D.,
I'm a single Mom to a 2.5 year old little boy...and, I know how hard it is to find steady work and keep your child happy and healthy.
First, let me say this finding a school is rough. I have taken my son out of one because the program didn't suit his needs...so I get that. But, try not to make excuses for him, because it will start with that and move onto other things. Have you talked to the teachers at his school and found out what he's like at school? Maybe you can work with the teacher's at his school to help him learn to have more patience and deal with situations with more understanding of others. After all, as he gets older he's not going to be able to have his way all the time anyway. It won't fly in preschool and it will just get worse in Kindergarten and 1st grade and so on...

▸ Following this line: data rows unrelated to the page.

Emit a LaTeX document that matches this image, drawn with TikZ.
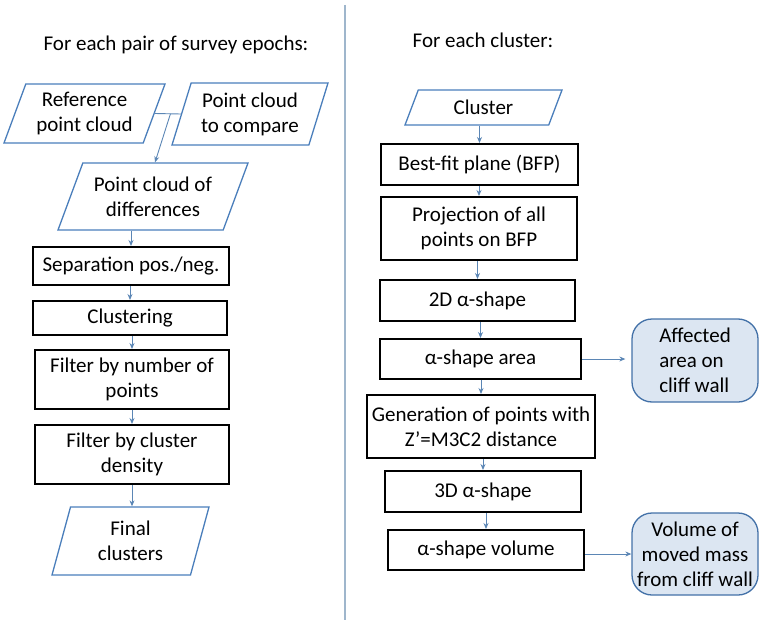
\documentclass[tikz,border=0pt]{standalone}
\usepackage{fontspec}
\setmainfont{Carlito}
\usetikzlibrary{shapes.geometric,arrows.meta}
\definecolor{ioblue}{HTML}{4A7EBB}
\definecolor{arrowblue}{HTML}{5B86B5}
\definecolor{resultfill}{HTML}{DCE6F2}
\definecolor{divider}{HTML}{9FB6CC}
\tikzset{
	proc/.style={draw=black, line width=2pt, align=center, inner sep=1pt},
	io/.style={trapezium, trapezium stretches body, trapezium left angle=#1, trapezium right angle=180-#1,
		draw=ioblue, line width=1.3pt, align=center, inner sep=0pt},
	result/.style={draw=ioblue!90!black, fill=resultfill, line width=1.3pt, rounded corners=20pt, inner sep=0pt},
	arr/.style={draw=arrowblue, line width=0.9pt, -{Stealth[length=6pt,width=5pt]}},
	link/.style={draw=arrowblue, line width=0.9pt}
}

\begin{document}
\begin{tikzpicture}[x=1pt, y=-1pt, every node/.style={font=\fontsize{21}{25}\selectfont}]
		\useasboundingbox (0,0) rectangle (760,623);
		\draw[divider, line width=1.5pt] (345,5) -- (345,620);

		% pair of epochs
		\node (lefttitle) at (176,45) {For each pair of survey epochs:};
		\node[io=63, minimum width=161pt, minimum height=59pt] (refcloud) at (84.5,113.5) {Reference\\point cloud};
		\node[io=66, minimum width=156pt, minimum height=62pt] (cmpcloud) at (250,114) {Point cloud\\to compare};
		\node[io=58, minimum width=190pt, minimum height=67pt] (diffcloud) at (153,196.5) {Point cloud of\\differences};
		\node[proc, minimum width=196pt, minimum height=38pt] (sep) at (131,266) {Separation pos./neg.};
		\node[proc, minimum width=194pt, minimum height=34pt] (clus) at (130,318) {Clustering};
		\node[proc, minimum width=194pt, minimum height=59pt] (fnum) at (132,379.5) {Filter by number of\\points};
		\node[proc, minimum width=194pt, minimum height=59pt] (fdens) at (132,454.5) {Filter by cluster\\density};
		\node[io=65, minimum width=157pt, minimum height=68pt] (final) at (130.5,541) {Final\\clusters};

		\draw[link] (refcloud.east) -- coordinate[pos=0.6] (join) (cmpcloud.west);
		\draw[arr] (join) -- ([xshift=2pt]diffcloud.north);
		\foreach \a/\b in {diffcloud/sep, sep/clus, clus/fnum, fnum/fdens}
			\draw[arr] (\b.north |- \a.south) -- (\b.north);
		\draw[arr] (fdens.south) -- (fdens.south |- final.north);

		% each cluster
		\node (righttitle) at (483,40) {For each cluster:};
		\node[io=48, minimum width=157pt, minimum height=35pt] (cluster) at (483.5,107.5) {Cluster};
		\node[proc, minimum width=197pt, minimum height=41pt] (bfp) at (479.5,164.5) {Best-fit plane (BFP)};
		\node[proc, minimum width=196pt, minimum height=63pt] (proj) at (479,228.5) {Projection of all\\points on BFP};
		\node[proc, minimum width=195pt, minimum height=41pt] (atwo) at (477.5,300.5) {2D α-shape};
		\node[proc, minimum width=201pt, minimum height=40pt] (area) at (480.5,359) {α-shape area};
		\node[proc, minimum width=228pt, minimum height=63pt] (gen) at (481,426.5) {Generation of points with\\Z’=M3C2 distance};
		\node[proc, minimum width=196pt, minimum height=41pt] (athree) at (483,491.5) {3D α-shape};
		\node[proc, minimum width=196pt, minimum height=40pt] (vol) at (486,550) {α-shape volume};
		\node[result, align=left, minimum width=126pt, minimum height=83pt] (affected) at (695,360.5) {Affected\\area on\\cliff wall};
		\node[result, align=center, minimum width=126pt, minimum height=82pt] (volume) at (695,554) {Volume of\\moved mass\\from cliff wall};

		\foreach \a/\b in {cluster/bfp, bfp/proj, proj/atwo, atwo/area, area/gen, gen/athree, athree/vol}
			\draw[arr] (\b.north |- \a.south) -- (\b.north);
		\draw[arr, shorten >=6pt] (area.east) -- (area.east -| affected.west);
		\draw[arr] (volume.west -| vol.east) -- (volume.west);
	\end{tikzpicture}
\end{document}
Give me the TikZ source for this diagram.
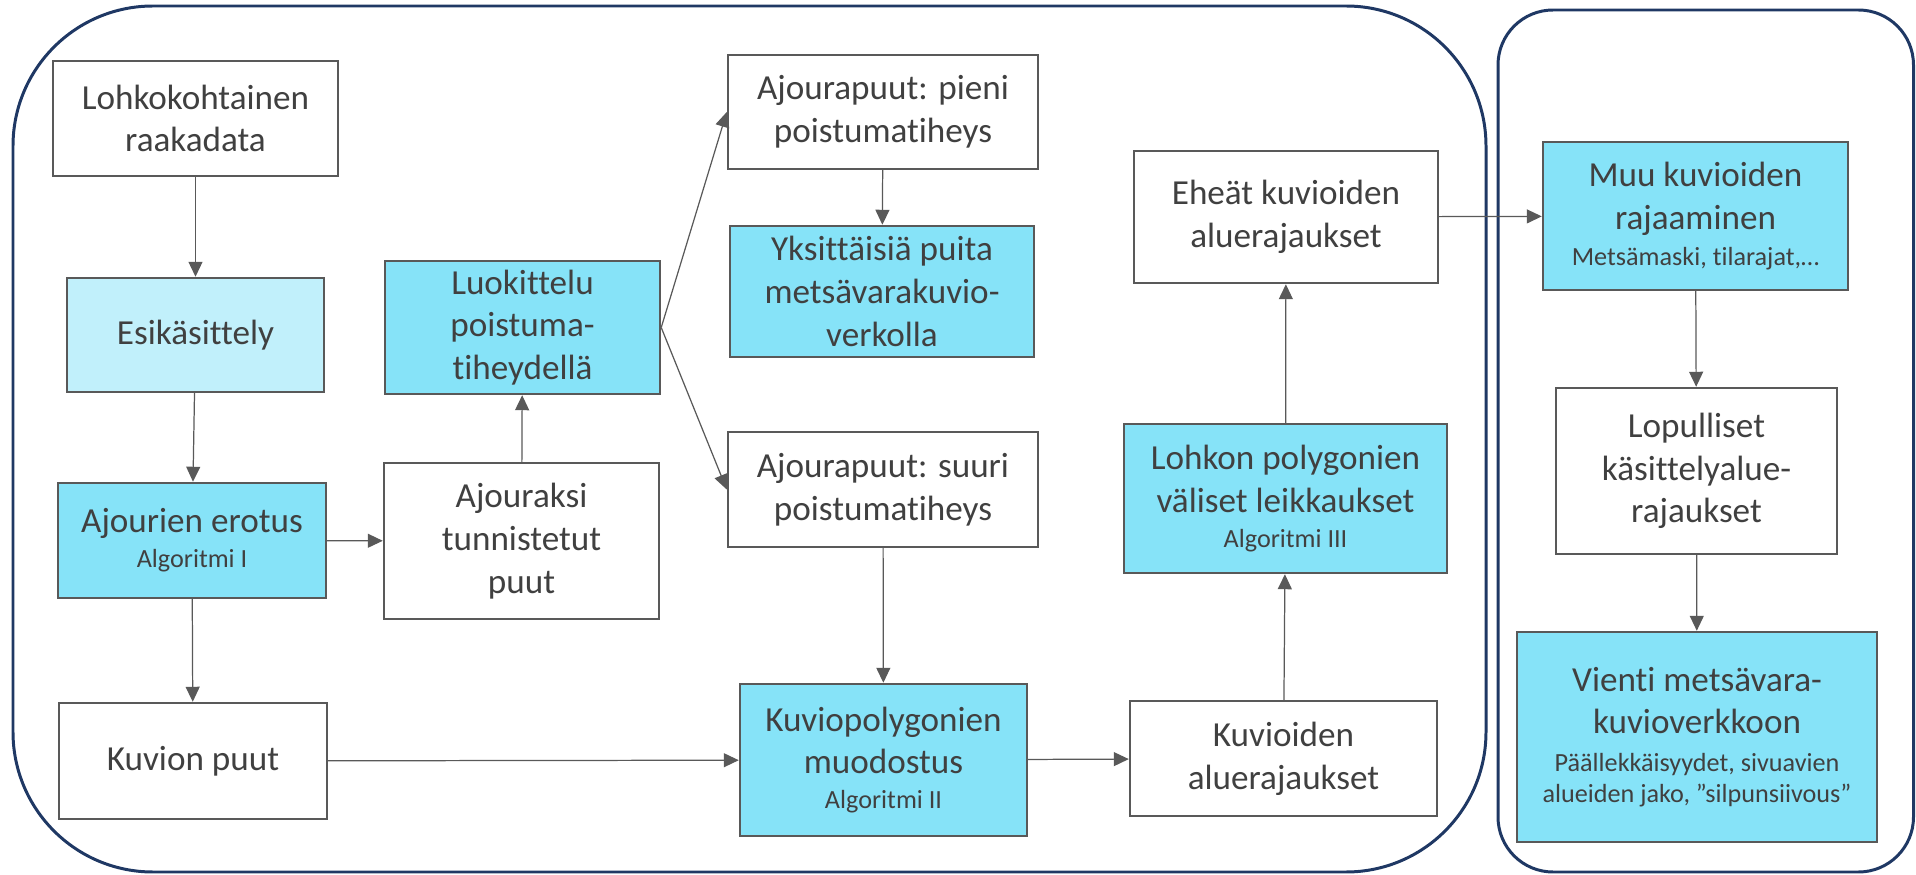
\documentclass[tikz,border=0pt]{standalone}
\usepackage{fontspec}
\setmainfont[Ligatures=NoCommon, Contextuals=NoAlternate]{Carlito}
\usetikzlibrary{arrows.meta}

\definecolor{ka-LineColor}{HTML}{595959}
\definecolor{ka-TextColor}{HTML}{404040}
\definecolor{ka-AlgoColor}{HTML}{86E3F8}
\definecolor{ka-PrepColor}{HTML}{C1F0FB}
\definecolor{ka-FrameColor}{HTML}{1F3864}
\newcommand{\kasmall}{\fontsize{14.9}{18}\selectfont}
\tikzstyle{ka-step-base}=[rectangle,
                          draw={ka-LineColor},
                          line width=1.4pt,
                          text={ka-TextColor},
                          text centered,
                          inner sep=0pt,
                          font=\fontsize{20}{24.3}\selectfont
                         ]
\tikzstyle{ka-data}=[ka-step-base, fill=white]
\tikzstyle{ka-algo}=[ka-step-base, fill={ka-AlgoColor}]
\tikzstyle{ka-prep}=[ka-step-base, fill={ka-PrepColor}]
\tikzstyle{ka-frame}=[draw={ka-FrameColor}, line width=1.7pt]
\tikzstyle{ka-flow}=[draw={ka-LineColor}, line width=0.7pt,
                     -{Triangle[length=0.3cm, width=0.28cm]}]

\begin{document}
\begin{tikzpicture}[align=center]
    \useasboundingbox (0, 0) rectangle (38.32, -17.5);

    % Frames
    % --------------------------------------------------------------------------
    \draw[ka-frame, rounded corners=2.8cm] (0.26, -0.12) rectangle (29.72, -17.44);
    \draw[ka-frame, rounded corners=1.1cm] (29.96, -0.2) rectangle (38.27, -17.44);

    % Steps
    % --------------------------------------------------------------------------
    \node at ( 3.91,  -2.37) (raakadata)    [ka-data, minimum width=5.70cm, minimum height=2.30cm] {Lohkokohtainen\\raakadata};
    \node at ( 3.91,  -6.70) (esikasittely) [ka-prep, minimum width=5.14cm, minimum height=2.28cm] {Esikäsittely};
    \node at ( 3.84, -10.81) (erotus)       [ka-algo, minimum width=5.36cm, minimum height=2.30cm] {Ajourien erotus\\[-4.4pt]{\kasmall Algoritmi I}};
    \node at ( 3.86, -15.22) (kuvionpuut)   [ka-data, minimum width=5.36cm, minimum height=2.32cm] {Kuvion puut};

    % ------------------------------------------------------------------------
    \node at (10.45,  -6.55) (luokittelu)   [ka-algo, minimum width=5.50cm, minimum height=2.66cm] {Luokittelu\\poistuma-\\tiheydellä};
    \node at (10.43, -10.82) (ajouraksi)    [ka-data, minimum width=5.50cm, minimum height=3.12cm] {Ajouraksi\\tunnistetut\\puut};

    % ------------------------------------------------------------------------
    \node at (17.66,  -2.24) (pieni)        [ka-data, minimum width=6.20cm, minimum height=2.28cm] {Ajourapuut: pieni\\poistumatiheys};
    \node at (17.64,  -5.83) (yksittaiset)  [ka-algo, minimum width=6.08cm, minimum height=2.62cm] {Yksittäisiä puita\\metsävarakuvio-\\verkolla};
    \node at (17.66,  -9.79) (suuri)        [ka-data, minimum width=6.20cm, minimum height=2.30cm] {Ajourapuut: suuri\\poistumatiheys};
    \node at (17.67, -15.20) (muodostus)    [ka-algo, minimum width=5.74cm, minimum height=3.04cm] {Kuviopolygonien\\muodostus\\[-4.4pt]{\kasmall Algoritmi II}};

    % ------------------------------------------------------------------------
    \node at (25.72,  -4.34) (eheat)        [ka-data, minimum width=6.08cm, minimum height=2.64cm] {Eheät kuvioiden\\aluerajaukset};
    \node at (25.71,  -9.97) (leikkaukset)  [ka-algo, minimum width=6.46cm, minimum height=2.98cm] {Lohkon polygonien\\väliset leikkaukset\\[-4.4pt]{\kasmall Algoritmi III}};
    \node at (25.67, -15.17) (aluerajaukset) [ka-data, minimum width=6.14cm, minimum height=2.30cm] {Kuvioiden\\aluerajaukset};

    % ------------------------------------------------------------------------
    \node at (33.91,  -4.32) (rajaaminen)   [ka-algo, minimum width=6.10cm, minimum height=2.96cm] {Muu kuvioiden\\rajaaminen\\[-3.8pt]{\kasmall Metsämaski, tilarajat,…}};
    \node at (33.93,  -9.42) (lopulliset)   [ka-data, minimum width=5.62cm, minimum height=3.32cm] {Lopulliset\\käsittelyalue-\\rajaukset};
    \node at (33.94, -14.74) (vienti)       [ka-algo, minimum width=7.20cm, minimum height=4.20cm] {Vienti metsävara-\\kuvioverkkoon\\[-3.2pt]{\kasmall Päällekkäisyydet, sivuavien}\\[-6.4pt]{\kasmall alueiden jako, ”silpunsiivous”}};

    % Arrows
    % --------------------------------------------------------------------------
    \draw[ka-flow] (raakadata)    -- (esikasittely);
    \draw[ka-flow] (esikasittely) -- (erotus);
    \draw[ka-flow] (erotus)       -- (ajouraksi);
    \draw[ka-flow] (erotus)       -- (kuvionpuut);
    \draw[ka-flow] (ajouraksi)    -- (luokittelu);

    \draw[ka-flow] (luokittelu.east) -- (pieni.west);
    \draw[ka-flow] (luokittelu.east) -- (suuri.west);
    \draw[ka-flow] (pieni)        -- (yksittaiset);
    \draw[ka-flow] (suuri)        -- (muodostus);
    \draw[ka-flow] (kuvionpuut)   -- (muodostus);

    \draw[ka-flow] (muodostus)     -- (aluerajaukset);
    \draw[ka-flow] (aluerajaukset) -- (leikkaukset);
    \draw[ka-flow] (leikkaukset)   -- (eheat);
    \draw[ka-flow] (eheat)         -- (rajaaminen);

    \draw[ka-flow] (rajaaminen) -- (lopulliset);
    \draw[ka-flow] (lopulliset) -- (vienti);

\end{tikzpicture}
\end{document}
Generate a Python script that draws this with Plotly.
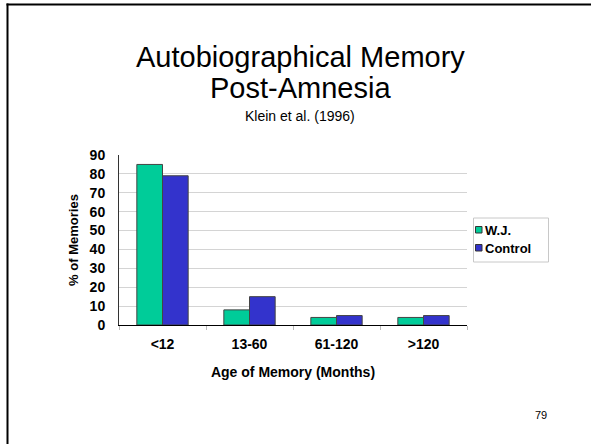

Changing schools gives him an out...he knows eventually you'll give and let him stay home with you.
With my son at first I felt enormous guilt for having him in daycare. That made my days with him stressful as I found myself making up for it, but being easy on tantrums and other things. But, this is the best I could do at the time. And, it was hindering my ability to really provide for him to the best of my ability. So, at the time he was 18 months, I found alternatives and my Mom retired and taught/cared for him at home. My family made sacrifices to help me and if you have that kind of support you should ask for the help. I know not everyone has that luxury...but, maybe you could find a different kind of school setting or home school.
Start working with him now on patience. Talk to him about his reactions to things. I wouldn't recommend discipline, because that will just confuse him and frustrate. There is still time to teach him about recognizing his emotions, identifying and dealing with them constructively. Try getting him some books that show various emotions, and help him look at them and see them. When you're watching TV (if you do) actively help him see what the characters are going through, and show him how they deal with that. I love shows like Franklin for that kind of stuff.
I also have been seeing a therapist to work on the issues of loss I feel over the relationship with my son's father...and our current state of no communication and anger with each other.
It's okay, I know how tough it is. It's really a process of doing it on your own. And, I commend you for doing what it takes to make your son's life happy and healthy. You are an amazing Mommy!!
I hope some of that helps...it's just hard to get all the stuff out that you want to in these posts.